§ **Supplied material**
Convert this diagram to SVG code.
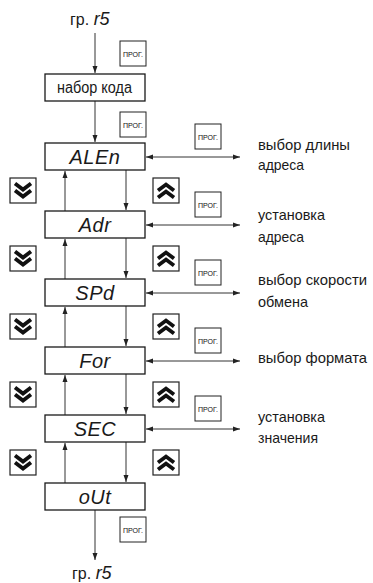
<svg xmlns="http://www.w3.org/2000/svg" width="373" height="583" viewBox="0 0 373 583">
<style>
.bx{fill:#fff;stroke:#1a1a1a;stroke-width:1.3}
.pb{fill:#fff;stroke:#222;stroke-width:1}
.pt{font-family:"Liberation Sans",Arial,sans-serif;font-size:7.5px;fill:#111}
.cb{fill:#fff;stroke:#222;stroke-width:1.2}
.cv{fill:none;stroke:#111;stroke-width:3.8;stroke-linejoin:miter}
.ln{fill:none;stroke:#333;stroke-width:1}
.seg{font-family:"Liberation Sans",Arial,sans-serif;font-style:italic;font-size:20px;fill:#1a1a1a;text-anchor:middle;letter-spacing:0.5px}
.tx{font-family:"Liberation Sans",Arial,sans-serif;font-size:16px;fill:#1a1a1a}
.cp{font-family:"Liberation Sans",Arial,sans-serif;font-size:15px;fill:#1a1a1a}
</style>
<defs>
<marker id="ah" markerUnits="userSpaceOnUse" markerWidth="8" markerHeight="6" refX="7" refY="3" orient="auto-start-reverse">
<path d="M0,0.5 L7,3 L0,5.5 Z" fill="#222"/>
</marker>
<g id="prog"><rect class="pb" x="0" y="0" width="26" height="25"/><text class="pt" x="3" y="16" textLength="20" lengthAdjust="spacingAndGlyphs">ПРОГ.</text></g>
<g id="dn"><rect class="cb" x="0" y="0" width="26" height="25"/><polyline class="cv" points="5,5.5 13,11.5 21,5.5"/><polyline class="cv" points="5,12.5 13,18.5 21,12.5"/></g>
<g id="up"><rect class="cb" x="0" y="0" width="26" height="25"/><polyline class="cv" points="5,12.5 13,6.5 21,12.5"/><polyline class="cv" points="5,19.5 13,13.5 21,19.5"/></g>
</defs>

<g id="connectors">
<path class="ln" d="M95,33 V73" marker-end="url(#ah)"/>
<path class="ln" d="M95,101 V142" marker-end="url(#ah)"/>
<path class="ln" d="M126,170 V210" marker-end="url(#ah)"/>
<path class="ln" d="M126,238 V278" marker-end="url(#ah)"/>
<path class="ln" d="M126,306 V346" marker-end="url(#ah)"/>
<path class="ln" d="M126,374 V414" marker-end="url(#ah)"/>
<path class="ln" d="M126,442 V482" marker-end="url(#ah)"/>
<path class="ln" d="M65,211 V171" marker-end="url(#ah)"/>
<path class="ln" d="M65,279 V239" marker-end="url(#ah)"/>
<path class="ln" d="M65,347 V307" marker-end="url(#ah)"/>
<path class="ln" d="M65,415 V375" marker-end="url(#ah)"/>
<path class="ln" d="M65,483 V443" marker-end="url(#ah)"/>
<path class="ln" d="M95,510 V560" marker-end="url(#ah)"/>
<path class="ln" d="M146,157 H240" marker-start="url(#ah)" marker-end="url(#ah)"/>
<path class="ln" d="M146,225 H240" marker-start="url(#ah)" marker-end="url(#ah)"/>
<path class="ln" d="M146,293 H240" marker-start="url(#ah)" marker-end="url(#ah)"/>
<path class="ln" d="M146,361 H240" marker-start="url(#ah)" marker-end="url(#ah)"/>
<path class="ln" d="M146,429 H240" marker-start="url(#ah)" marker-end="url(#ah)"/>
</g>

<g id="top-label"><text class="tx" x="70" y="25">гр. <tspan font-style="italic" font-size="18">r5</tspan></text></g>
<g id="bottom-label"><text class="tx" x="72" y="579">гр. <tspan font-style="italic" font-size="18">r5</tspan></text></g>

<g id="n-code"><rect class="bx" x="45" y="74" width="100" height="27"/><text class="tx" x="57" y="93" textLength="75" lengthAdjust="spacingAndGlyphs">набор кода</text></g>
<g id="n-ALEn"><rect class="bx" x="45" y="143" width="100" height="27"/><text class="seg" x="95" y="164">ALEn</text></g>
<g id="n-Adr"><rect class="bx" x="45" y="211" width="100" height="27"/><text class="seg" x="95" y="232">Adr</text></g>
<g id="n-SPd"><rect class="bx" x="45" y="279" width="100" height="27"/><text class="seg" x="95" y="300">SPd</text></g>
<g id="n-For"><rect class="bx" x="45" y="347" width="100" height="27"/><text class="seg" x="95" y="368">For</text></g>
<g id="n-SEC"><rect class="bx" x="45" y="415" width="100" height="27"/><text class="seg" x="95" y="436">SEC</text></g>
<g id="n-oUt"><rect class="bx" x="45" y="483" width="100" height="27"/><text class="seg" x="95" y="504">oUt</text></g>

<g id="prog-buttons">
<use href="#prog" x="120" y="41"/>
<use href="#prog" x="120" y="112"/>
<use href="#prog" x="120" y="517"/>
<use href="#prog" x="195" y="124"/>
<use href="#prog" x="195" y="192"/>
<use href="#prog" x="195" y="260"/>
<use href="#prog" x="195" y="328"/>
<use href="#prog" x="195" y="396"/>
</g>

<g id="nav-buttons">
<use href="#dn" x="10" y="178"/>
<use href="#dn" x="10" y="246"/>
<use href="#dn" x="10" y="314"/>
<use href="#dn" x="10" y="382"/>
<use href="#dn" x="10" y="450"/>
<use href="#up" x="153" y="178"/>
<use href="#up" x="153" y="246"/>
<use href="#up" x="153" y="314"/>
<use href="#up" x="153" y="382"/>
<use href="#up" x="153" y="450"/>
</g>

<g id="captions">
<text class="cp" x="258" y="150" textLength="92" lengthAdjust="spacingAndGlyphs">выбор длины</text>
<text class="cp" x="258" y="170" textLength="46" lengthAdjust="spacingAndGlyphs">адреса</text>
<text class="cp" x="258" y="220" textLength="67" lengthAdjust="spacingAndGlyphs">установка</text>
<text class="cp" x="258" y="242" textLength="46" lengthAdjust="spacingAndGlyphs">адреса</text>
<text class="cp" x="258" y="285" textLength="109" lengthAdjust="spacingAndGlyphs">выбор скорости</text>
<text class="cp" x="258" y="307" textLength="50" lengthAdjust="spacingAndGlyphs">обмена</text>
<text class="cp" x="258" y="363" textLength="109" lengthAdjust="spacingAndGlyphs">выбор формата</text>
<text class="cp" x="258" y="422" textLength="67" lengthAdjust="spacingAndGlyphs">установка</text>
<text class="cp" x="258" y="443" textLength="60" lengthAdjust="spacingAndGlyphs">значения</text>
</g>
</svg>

§ **Task objective**
Write the full listing out again with every line unchanged, but include no pictures.

§ **Correct output**
Convert this diagram to SVG code.
<svg xmlns="http://www.w3.org/2000/svg" width="373" height="583" viewBox="0 0 373 583">
<style>
.bx{fill:#fff;stroke:#1a1a1a;stroke-width:1.3}
.pb{fill:#fff;stroke:#222;stroke-width:1}
.pt{font-family:"Liberation Sans",Arial,sans-serif;font-size:7.5px;fill:#111}
.cb{fill:#fff;stroke:#222;stroke-width:1.2}
.cv{fill:none;stroke:#111;stroke-width:3.8;stroke-linejoin:miter}
.ln{fill:none;stroke:#333;stroke-width:1}
.seg{font-family:"Liberation Sans",Arial,sans-serif;font-style:italic;font-size:20px;fill:#1a1a1a;text-anchor:middle;letter-spacing:0.5px}
.tx{font-family:"Liberation Sans",Arial,sans-serif;font-size:16px;fill:#1a1a1a}
.cp{font-family:"Liberation Sans",Arial,sans-serif;font-size:15px;fill:#1a1a1a}
</style>
<defs>
<marker id="ah" markerUnits="userSpaceOnUse" markerWidth="8" markerHeight="6" refX="7" refY="3" orient="auto-start-reverse">
<path d="M0,0.5 L7,3 L0,5.5 Z" fill="#222"/>
</marker>
<g id="prog"><rect class="pb" x="0" y="0" width="26" height="25"/><text class="pt" x="3" y="16" textLength="20" lengthAdjust="spacingAndGlyphs">ПРОГ.</text></g>
<g id="dn"><rect class="cb" x="0" y="0" width="26" height="25"/><polyline class="cv" points="5,5.5 13,11.5 21,5.5"/><polyline class="cv" points="5,12.5 13,18.5 21,12.5"/></g>
<g id="up"><rect class="cb" x="0" y="0" width="26" height="25"/><polyline class="cv" points="5,12.5 13,6.5 21,12.5"/><polyline class="cv" points="5,19.5 13,13.5 21,19.5"/></g>
</defs>

<g id="connectors">
<path class="ln" d="M95,33 V73" marker-end="url(#ah)"/>
<path class="ln" d="M95,101 V142" marker-end="url(#ah)"/>
<path class="ln" d="M126,170 V210" marker-end="url(#ah)"/>
<path class="ln" d="M126,238 V278" marker-end="url(#ah)"/>
<path class="ln" d="M126,306 V346" marker-end="url(#ah)"/>
<path class="ln" d="M126,374 V414" marker-end="url(#ah)"/>
<path class="ln" d="M126,442 V482" marker-end="url(#ah)"/>
<path class="ln" d="M65,211 V171" marker-end="url(#ah)"/>
<path class="ln" d="M65,279 V239" marker-end="url(#ah)"/>
<path class="ln" d="M65,347 V307" marker-end="url(#ah)"/>
<path class="ln" d="M65,415 V375" marker-end="url(#ah)"/>
<path class="ln" d="M65,483 V443" marker-end="url(#ah)"/>
<path class="ln" d="M95,510 V560" marker-end="url(#ah)"/>
<path class="ln" d="M146,157 H240" marker-start="url(#ah)" marker-end="url(#ah)"/>
<path class="ln" d="M146,225 H240" marker-start="url(#ah)" marker-end="url(#ah)"/>
<path class="ln" d="M146,293 H240" marker-start="url(#ah)" marker-end="url(#ah)"/>
<path class="ln" d="M146,361 H240" marker-start="url(#ah)" marker-end="url(#ah)"/>
<path class="ln" d="M146,429 H240" marker-start="url(#ah)" marker-end="url(#ah)"/>
</g>

<g id="top-label"><text class="tx" x="70" y="25">гр. <tspan font-style="italic" font-size="18">r5</tspan></text></g>
<g id="bottom-label"><text class="tx" x="72" y="579">гр. <tspan font-style="italic" font-size="18">r5</tspan></text></g>

<g id="n-code"><rect class="bx" x="45" y="74" width="100" height="27"/><text class="tx" x="57" y="93" textLength="75" lengthAdjust="spacingAndGlyphs">набор кода</text></g>
<g id="n-ALEn"><rect class="bx" x="45" y="143" width="100" height="27"/><text class="seg" x="95" y="164">ALEn</text></g>
<g id="n-Adr"><rect class="bx" x="45" y="211" width="100" height="27"/><text class="seg" x="95" y="232">Adr</text></g>
<g id="n-SPd"><rect class="bx" x="45" y="279" width="100" height="27"/><text class="seg" x="95" y="300">SPd</text></g>
<g id="n-For"><rect class="bx" x="45" y="347" width="100" height="27"/><text class="seg" x="95" y="368">For</text></g>
<g id="n-SEC"><rect class="bx" x="45" y="415" width="100" height="27"/><text class="seg" x="95" y="436">SEC</text></g>
<g id="n-oUt"><rect class="bx" x="45" y="483" width="100" height="27"/><text class="seg" x="95" y="504">oUt</text></g>

<g id="prog-buttons">
<use href="#prog" x="120" y="41"/>
<use href="#prog" x="120" y="112"/>
<use href="#prog" x="120" y="517"/>
<use href="#prog" x="195" y="124"/>
<use href="#prog" x="195" y="192"/>
<use href="#prog" x="195" y="260"/>
<use href="#prog" x="195" y="328"/>
<use href="#prog" x="195" y="396"/>
</g>

<g id="nav-buttons">
<use href="#dn" x="10" y="178"/>
<use href="#dn" x="10" y="246"/>
<use href="#dn" x="10" y="314"/>
<use href="#dn" x="10" y="382"/>
<use href="#dn" x="10" y="450"/>
<use href="#up" x="153" y="178"/>
<use href="#up" x="153" y="246"/>
<use href="#up" x="153" y="314"/>
<use href="#up" x="153" y="382"/>
<use href="#up" x="153" y="450"/>
</g>

<g id="captions">
<text class="cp" x="258" y="150" textLength="92" lengthAdjust="spacingAndGlyphs">выбор длины</text>
<text class="cp" x="258" y="170" textLength="46" lengthAdjust="spacingAndGlyphs">адреса</text>
<text class="cp" x="258" y="220" textLength="67" lengthAdjust="spacingAndGlyphs">установка</text>
<text class="cp" x="258" y="242" textLength="46" lengthAdjust="spacingAndGlyphs">адреса</text>
<text class="cp" x="258" y="285" textLength="109" lengthAdjust="spacingAndGlyphs">выбор скорости</text>
<text class="cp" x="258" y="307" textLength="50" lengthAdjust="spacingAndGlyphs">обмена</text>
<text class="cp" x="258" y="363" textLength="109" lengthAdjust="spacingAndGlyphs">выбор формата</text>
<text class="cp" x="258" y="422" textLength="67" lengthAdjust="spacingAndGlyphs">установка</text>
<text class="cp" x="258" y="443" textLength="60" lengthAdjust="spacingAndGlyphs">значения</text>
</g>
</svg>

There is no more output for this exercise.